Frank Lloyd Wright was born in Richland Center, Wisconsin in 1867, and even before he was born his mother had determined that he would become a great architect, going so far as to hang pictures of cathedrals on his nursery walls. When he was a small child, he developed a strong interest in geometrical design, a clear approach he would carry throughout his life. After starting his education at the University of Wisconsin-Madison, he moved to Chicago to begin work at the architectural firm of Joseph Lyman Silsbee. He never finished his formal education, but within his first year in Chicago, he left Silsbee to work for Chicago's premier firm, Adler and Sullivan. In 1893, he struck out on his own and established a practice in his own home in Oak Park, Illinois.
Throughout his career, a principle tenet of Wright's philosophy was the integration of design with environment. In his Oak Park years, Wright's designs were heavily influenced by the Midwestern landscape in which he worked. The resultant structures were accordingly called Prairie Houses.
Throughout his career, Wright's designs were governed by a philosophy he called Organic Architecture. Wright himself was notoriously cryptic in his explanation of this philosophy, but its meaning can be understood through an examination of his work. Organic Architecture is not a style (in fact, Wright did not believe in styles). Rather, it is a philosophy, from which design naturally emanates.
Wright believed that a building should belong to the era in which it is created and should be in harmony with its environment, taking advantage of the natural features of the landscape. He believed that a building's first mission is to serve people, with the human being as the primary unit of measure. The form should honestly express the function of the building - a bank should look like a bank, not a Greek Temple. The inherent nature of the building materials should be respected and they should not be disguised to look like something else. A building should function like a cohesive organism, each part of the design relating to the whole, with a natural integration of exterior and interior spaces.

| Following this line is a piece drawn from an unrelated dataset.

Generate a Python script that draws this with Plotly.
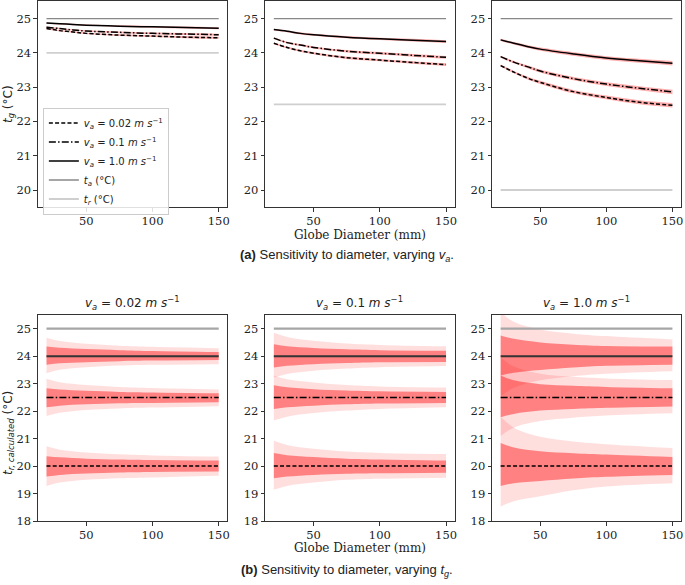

In 1940 Wright created the FLW foundation as a repository for his life's work. He endowed the foundation with his two properties - Taliesin and Taliesin West, his vast portfolio of his design drawings, and his large collection of Japanese prints. The dual purpose of the foundation was to preserve Wright's legacy and advance his philosophy of organic architecture. Today the foundation is staffed by a number of the fellows who worked under Wright himself.
By the time of his death, Wright had designed over 1000 buildings with over 500 completed commissions. He designed some or all of the furniture for many of these buildings.
In 1976, Copeland Furniture began bringing solid hardwood furniture to market through retail partners that shared their passion for timeless design and unparalleled quality. Since then, they've grown from a one-man shop to a family-owned and operated business that is one of the largest employers in Bradford, Vermont. Copeland has built a brand that's known for honesty, integrity, and fairness. Their growing line of products continue to reflect traditional craftsmanship values and evolving market demands.
Today Copeland Furniture manufactures a full line of bedroom, dining room and home office furniture. Designs range from transitional to highly contemporary. Diverse design influences include Arts and Crafts, Asian Design, Shaker Furniture, Scandinavian Design and the architecture and environment of Copeland's home state, Vermont.
Preservation and stewardship are values that run deep in Vermont. They run deep at Copeland Furniture too. Their commitment to sustainability is reflected in the furniture they design and manufacture. They know that our environment is, in many ways, very fragile, and that we are the beneficiaries of the strong stewardship ethic practiced and passed down by those who went before us. It is Copeland Furniture's hope that the next generation appreciates their stewardship and is inspired to continue the tradition.